Migrations Guide
A comprehensive guide to understanding and working with migrations in Qarion ETL.
Overview
Migrations in Qarion ETL are the bridge between dataset definitions and database tables. They ensure your database schema stays synchronized with your dataset definitions as your data models evolve.
What Are Migrations?
Migrations are structured files that contain database schema changes (DDL operations).
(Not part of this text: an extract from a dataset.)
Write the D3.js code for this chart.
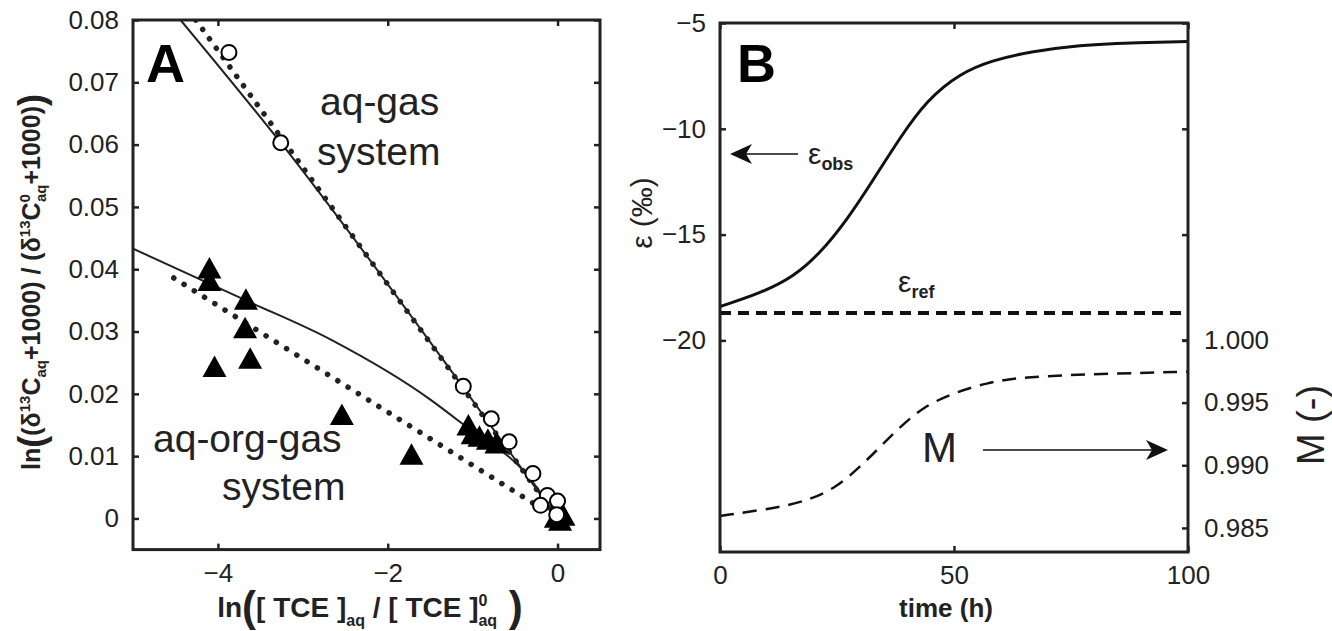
<!DOCTYPE html>
<html>
<head>
<meta charset="utf-8">
<script src="https://cdn.jsdelivr.net/npm/d3@7"></script>
<style>
  body { margin: 0; background: #fff; }
  svg { font-family: "Liberation Sans", Arial, sans-serif; }
  .tick text { font-size: 26px; fill: #222; }
</style>
</head>
<body>
<svg id="fig" width="1332" height="631"></svg>
<script>
// ---- panel A data ----
const circX = [-3.87, -3.26, -1.11, -0.78, -0.57, -0.29, -0.12, -0.20, 0.00, -0.01];
const circY = [0.0748, 0.0603, 0.0212, 0.0160, 0.0123, 0.0072, 0.0037, 0.0021, 0.0028, 0.0006];
const triX = [-4.10, -4.10, -3.67, -3.68, -3.62, -4.04, -2.54, -1.72, -1.05, -1.00, -0.92, -0.82, -0.72, 0.07, -0.02, 0.03];
const triY = [0.0402, 0.0382, 0.0352, 0.0306, 0.0257, 0.0244, 0.0167, 0.0103, 0.0150, 0.0136, 0.0132, 0.0127, 0.0121, 0.0005, 0.0002, -0.0003];
// fitted curves
const gasFitX = [-4.44, -3.26, -1.12, 0];
const gasFitY = [0.0800, 0.0603, 0.0212, 0];
const gasLinX = [-4.26, 0];
const gasLinY = [0.0800, 0];
const orgFitX = [-5.0, -3.67, -2.67, -1.49, -1.14, -0.30, 0];
const orgFitY = [0.0433, 0.0350, 0.0287, 0.0190, 0.0154, 0.0060, 0];
const orgLinX = [-4.52, 0];
const orgLinY = [0.0386, 0];
const xTicksA = [-4, -2, 0];
const yTicksA = [0, 0.01, 0.02, 0.03, 0.04, 0.05, 0.06, 0.07, 0.08];

// ---- panel B data ----
const obsT = [0, 8.5, 15.6, 21.4, 27.1, 32.7, 38.5, 44.2, 51.3, 58.3, 66.2, 76.9, 87.6, 100];
const obsEps = [-18.4, -17.78, -17.02, -15.88, -14.32, -12.43, -10.40, -8.64, -7.37, -6.75, -6.36, -6.04, -5.93, -5.88];
const refT = [0, 100];
const refEps = [-18.71, -18.71];
const mT = [0, 12.2, 19.2, 25, 29.9, 34.2, 38.5, 43.4, 49.8, 57, 64.1, 81.2, 100];
const mVal = [0.98596, 0.98660, 0.98723, 0.98827, 0.98987, 0.99146, 0.99306, 0.99465, 0.99577, 0.99657, 0.99705, 0.99729, 0.99747];
const xTicksB = [0, 50, 100];
const yTicksB = [-20, -15, -10, -5];
const mTicks = [0.985, 0.990, 0.995, 1.000];

const svg = d3.select('#fig');
const minus = s => s.replace('-', '\u2212');

function boxAxes(g, x, y, xt, yt, fmtY) {
  const [x0, x1] = x.range();
  const [y0, y1] = y.range();
  g.append('g').attr('transform', `translate(0,${y0})`)
    .call(d3.axisBottom(x).tickValues(xt).tickSize(-6).tickPadding(14).tickFormat(d => minus(String(d))));
  g.append('g').attr('transform', `translate(0,${y1})`)
    .call(d3.axisTop(x).tickValues(xt).tickSize(-6).tickFormat(''));
  g.append('g').attr('transform', `translate(${x0},0)`)
    .call(d3.axisLeft(y).tickValues(yt).tickSize(-6).tickPadding(14).tickFormat(fmtY));
  g.append('g').attr('transform', `translate(${x1},0)`)
    .call(d3.axisRight(y).tickValues(yt).tickSize(-6).tickFormat(''));
  g.selectAll('.domain').remove();
  g.selectAll('.tick line').attr('stroke', '#222').attr('stroke-width', 2.5);
  g.append('rect').attr('x', x0).attr('y', y1).attr('width', x1 - x0).attr('height', y0 - y1)
    .attr('fill', 'none').attr('stroke', '#222').attr('stroke-width', 3);
}

// ================= Panel A =================
const xA = d3.scaleLinear().domain([-5, 0.5]).range([133, 600]);
const yA = d3.scaleLinear().domain([-0.005, 0.08]).range([549.6, 20]);
const gA = svg.append('g');
svg.append('clipPath').attr('id', 'clipA').append('rect')
  .attr('x', 133).attr('y', 20).attr('width', 467).attr('height', 529.6);

const lineA = d3.line().x(d => xA(d[0])).y(d => yA(d[1])).curve(d3.curveMonotoneX);
const plotA = gA.append('g').attr('clip-path', 'url(#clipA)');
plotA.append('path').datum(d3.zip(gasFitX, gasFitY)).attr('d', lineA)
  .attr('fill', 'none').attr('stroke', '#222').attr('stroke-width', 2);
plotA.append('path').datum(d3.zip(orgFitX, orgFitY)).attr('d', lineA)
  .attr('fill', 'none').attr('stroke', '#222').attr('stroke-width', 2);
plotA.append('path').datum(d3.zip(gasLinX, gasLinY)).attr('d', lineA)
  .attr('fill', 'none').attr('stroke', '#222').attr('stroke-width', 5.5)
  .attr('stroke-linecap', 'round').attr('stroke-dasharray', '0.1 11.5');
plotA.append('path').datum(d3.zip(orgLinX, orgLinY)).attr('d', lineA)
  .attr('fill', 'none').attr('stroke', '#222').attr('stroke-width', 5.5)
  .attr('stroke-linecap', 'round').attr('stroke-dasharray', '0.1 12');

plotA.selectAll('path.tri').data(d3.zip(triX, triY)).enter().append('path')
  .attr('class', 'tri')
  .attr('transform', d => `translate(${xA(d[0])},${yA(d[1])})`)
  .attr('d', 'M0,-11 L12,10.5 L-12,10.5 Z').attr('fill', '#000');
plotA.selectAll('circle').data(d3.zip(circX, circY)).enter().append('circle')
  .attr('cx', d => xA(d[0])).attr('cy', d => yA(d[1])).attr('r', 7.5)
  .attr('fill', '#fff').attr('stroke', '#000').attr('stroke-width', 2);

boxAxes(gA, xA, yA, xTicksA, yTicksA, d => d === 0 ? '0' : d3.format('.2f')(d));

gA.append('text').attr('x', 146).attr('y', 82).attr('font-size', 54).attr('font-weight', 'bold').text('A');
gA.append('text').attr('x', 320).attr('y', 115).attr('font-size', 39).attr('fill', '#222').text('aq-gas');
gA.append('text').attr('x', 317).attr('y', 165).attr('font-size', 39).attr('fill', '#222').text('system');
gA.append('text').attr('x', 153).attr('y', 452).attr('font-size', 39).attr('fill', '#222').text('aq-org-gas');
gA.append('text').attr('x', 222).attr('y', 500).attr('font-size', 39).attr('fill', '#222').text('system');

// y label A
const yl = gA.append('text').attr('transform', 'translate(40,282) rotate(-90)')
  .attr('text-anchor', 'middle').attr('font-weight', 'bold').attr('font-size', 25).attr('fill', '#222');
yl.append('tspan').text('ln');
yl.append('tspan').attr('font-size', 36).attr('dy', 4).text('(');
yl.append('tspan').attr('dy', -4).text('(\u03b4');
yl.append('tspan').attr('font-size', 15).attr('dy', -10).text('13');
yl.append('tspan').attr('dy', 10).text('C');
yl.append('tspan').attr('font-size', 15).attr('dy', 6).text('aq');
yl.append('tspan').attr('dy', -6).text('+1000) / (\u03b4');
yl.append('tspan').attr('font-size', 15).attr('dy', -10).text('13');
yl.append('tspan').attr('dy', 10).text('C');
yl.append('tspan').attr('font-size', 15).attr('dy', -10).text('0');
yl.append('tspan').attr('font-size', 15).attr('dx', -8).attr('dy', 16).text('aq');
yl.append('tspan').attr('dy', -6).text('+1000)');
yl.append('tspan').attr('font-size', 36).attr('dy', 4).text(')');

// x label A
const xl = gA.append('text').attr('x', 370).attr('y', 617)
  .attr('text-anchor', 'middle').attr('font-weight', 'bold').attr('font-size', 28).attr('fill', '#222');
xl.append('tspan').text('ln');
xl.append('tspan').attr('font-size', 42).attr('dy', 4).text('(');
xl.append('tspan').attr('dy', -4).text('[ TCE ]');
xl.append('tspan').attr('font-size', 16).attr('dy', 9).text('aq');
xl.append('tspan').attr('dy', -9).text(' / [ TCE ]');
xl.append('tspan').attr('font-size', 16).attr('dy', -11).text('0');
xl.append('tspan').attr('font-size', 16).attr('dx', -9).attr('dy', 20).text('aq');
xl.append('tspan').attr('font-size', 42).attr('dy', -5).text(' )');

// ================= Panel B =================
const xB = d3.scaleLinear().domain([0, 100]).range([720, 1188]);
const yB = d3.scaleLinear().domain([-30, -5]).range([552, 23]);
const mB = d3.scaleLinear().domain([0.98308, 1.02529]).range([552, 23]);
const gB = svg.append('g');

gB.append('path').datum(d3.zip(obsT, obsEps))
  .attr('d', d3.line().x(d => xB(d[0])).y(d => yB(d[1])).curve(d3.curveBasis))
  .attr('fill', 'none').attr('stroke', '#111').attr('stroke-width', 3);
gB.append('path').datum(d3.zip(refT, refEps))
  .attr('d', d3.line().x(d => xB(d[0])).y(d => yB(d[1])))
  .attr('fill', 'none').attr('stroke', '#111').attr('stroke-width', 4)
  .attr('stroke-dasharray', '11 7');
gB.append('path').datum(d3.zip(mT, mVal))
  .attr('d', d3.line().x(d => xB(d[0])).y(d => mB(d[1])).curve(d3.curveBasis))
  .attr('fill', 'none').attr('stroke', '#111').attr('stroke-width', 2.5)
  .attr('stroke-dasharray', '14 9');

boxAxes(gB, xB, yB, xTicksB, yTicksB, d => minus(String(d)));
gB.append('g').attr('transform', 'translate(1188,0)')
  .call(d3.axisRight(mB).tickValues(mTicks).tickSize(-6).tickPadding(16).tickFormat(d3.format('.3f')))
  .call(g => g.select('.domain').remove())
  .call(g => g.selectAll('.tick line').attr('stroke', '#222').attr('stroke-width', 2.5));

gB.append('text').attr('x', 737).attr('y', 82).attr('font-size', 54).attr('font-weight', 'bold').text('B');

// arrows
function arrow(x1, x2, y) {
  const dir = Math.sign(x2 - x1);
  gB.append('line').attr('x1', x1).attr('x2', x2 - dir * 14).attr('y1', y).attr('y2', y)
    .attr('stroke', '#111').attr('stroke-width', 1.5);
  gB.append('path')
    .attr('d', `M${x2},${y} L${x2 - dir * 22},${y - 10} L${x2 - dir * 16},${y} L${x2 - dir * 22},${y + 10} Z`)
    .attr('fill', '#111');
}
arrow(798, 730, 154);
arrow(983, 1168, 450);

const eo = gB.append('text').attr('x', 808).attr('y', 164).attr('font-size', 30).attr('fill', '#222');
eo.append('tspan').text('\u03b5');
eo.append('tspan').attr('font-size', 18).attr('font-weight', 'bold').attr('dy', 6).text('obs');
const er = gB.append('text').attr('x', 898).attr('y', 292).attr('font-size', 30).attr('fill', '#222');
er.append('tspan').text('\u03b5');
er.append('tspan').attr('font-size', 18).attr('font-weight', 'bold').attr('dy', 6).text('ref');
gB.append('text').attr('x', 922).attr('y', 462).attr('font-size', 42).attr('fill', '#222').text('M');

gB.append('text').attr('transform', 'translate(652,213) rotate(-90)').attr('text-anchor', 'middle')
  .attr('font-size', 30).attr('fill', '#222').text('\u03b5 (\u2030)');
gB.append('text').attr('x', 946).attr('y', 617).attr('text-anchor', 'middle')
  .attr('font-size', 26).attr('font-weight', 'bold').attr('fill', '#222').text('time (h)');
gB.append('text').attr('transform', 'translate(1324,425) rotate(-90)').attr('text-anchor', 'middle')
  .attr('font-size', 38).attr('fill', '#222').text('M (-)');
</script>
</body>
</html>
They:
- Materialize Datasets: Convert dataset definitions into physical database tables
- Track Changes: Record schema evolution over time
- Enable Rollback: Support reversing schema changes when needed
- Ensure Consistency: Keep database schema in sync with dataset definitions
The Migration Workflow
1. Define Datasets
Start by defining your datasets in TOML files:
# datasets/orders.toml
name = "orders"
namespace = "raw"
description = "Customer orders"
[columns]
[columns.id]
schema_type = "integer"
required = true
primary_key = true
description = "Order identifier"
[columns.customer_id]
schema_type = "integer"
required = true
description = "Customer identifier"
[columns.amount]
schema_type = "float"
required = true
description = "Order total amount"
[columns.created_at]
schema_type = "timestamp"
required = false
description = "Order creation timestamp"
2. Generate Migrations
Generate migration files from your dataset definitions:
qarion-etl build
Or specifically generate migrations:
qarion-etl generate-migrations
This will:
- Scan all dataset definition files
- Compare them with the current database schema
- Generate migration files for any differences
- Save migration files to the
migrations/directory
3. Review Migrations
Review the generated migration files before applying:
{
"metadata": {
"dataset_id": "orders",
"dataset_name": "orders",
"action": "CREATE",
"new_version": 1,
"previous_version": null,
"compatibility_mode": "strict"
},
"up_ddl": [
{
"operation": "CREATE_TABLE",
"table_name": "raw_orders",
"columns": [
{
"name": "id",
"agnostic_type": "INTEGER",
"constraints": ["PRIMARY KEY"]
},
{
"name": "customer_id",
"agnostic_type": "INTEGER",
"constraints": ["NOT NULL"]
},
{
"name": "amount",
"agnostic_type": "REAL",
"constraints": ["NOT NULL"]
},
{
"name": "created_at",
"agnostic_type": "TIMESTAMP",
"constraints": []
}
]
}
],
"down_ddl": [
{
"operation": "DROP_TABLE",
"table_name": "raw_orders"
}
]
}
4. Apply Migrations
Apply migrations to your database:
# Apply all pending migrations
qarion-etl apply-migrations
# Dry run (validate without executing)
qarion-etl apply-migrations --dry-run
Migration File Structure
Migration files are JSON files with the following structure:
Metadata
{
"metadata": {
"dataset_id": "orders",
"dataset_name": "orders",
"action": "CREATE",
"new_version": 1,
"previous_version": null,
"compatibility_mode": "strict"
}
}
- dataset_id: Unique identifier for the dataset
- dataset_name: Human-readable dataset name
- action: Migration action (CREATE, ALTER, NO_CHANGE)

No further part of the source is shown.